Sage Parāśara (teaching Maitreya)
Speaker: Parasara
Topic: Why the formed world is misconstrued by non-yogins despite being rooted in the Lord’s jñāna-svarūpa
Teaching: Philosophical
Quality: revealing
Concept: The tangible, formed appearance is truly grounded in the Lord who is pure consciousness, but non-yogins misapprehend it as independently real through deluded cognition.
Vedantic Theme: Maya
Application: Practice viveka (discrimination) and steadiness of mind (yoga) to see phenomena as dependent on the Supreme rather than as self-subsistent realities.

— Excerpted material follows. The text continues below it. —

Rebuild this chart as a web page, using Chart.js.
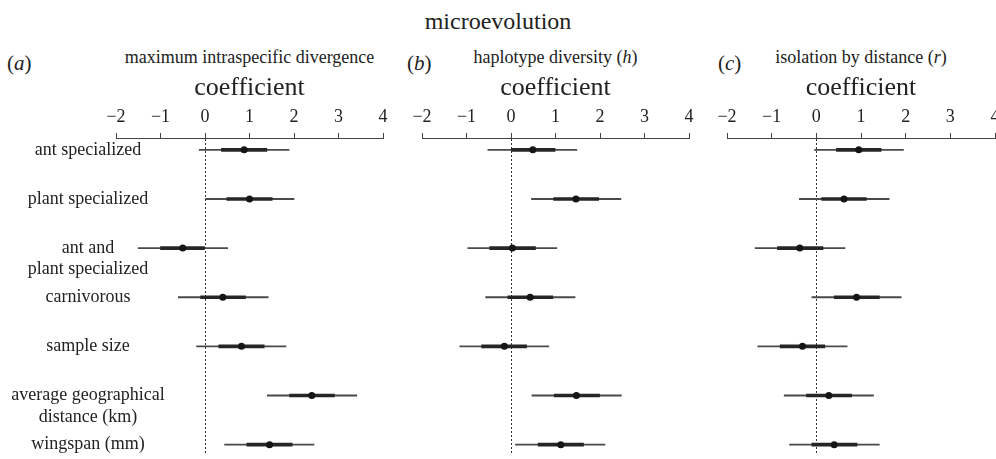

Vishishtadvaita: Allows for real world-experience while locating its intelligibility and being in the Lord’s jñāna-nature, supporting dependence (śeṣatva) rather than absolute illusion.
Vishnu Form: Para-Brahman
Bhakti Type: Shanta
Jagat Karana: Yes
This verse frames the visible, formed world as an appearance misconstrued by non-yogins; the error is not in Vishnu, but in the observer’s cognition, which mistakes manifestation for independent reality.
Parāśara contrasts yogic establishment in truth with the ayogin’s standpoint: the yogin discerns the Supreme Consciousness as the basis of what appears, while the non-yogin sees only “the world-form” through confusion.
Vishnu is presented as jñānātmā—Supreme Reality and Consciousness—so the cosmos is not outside Him; the verse supports a Vaishnava metaphysics where all forms depend upon Vishnu’s sovereign being.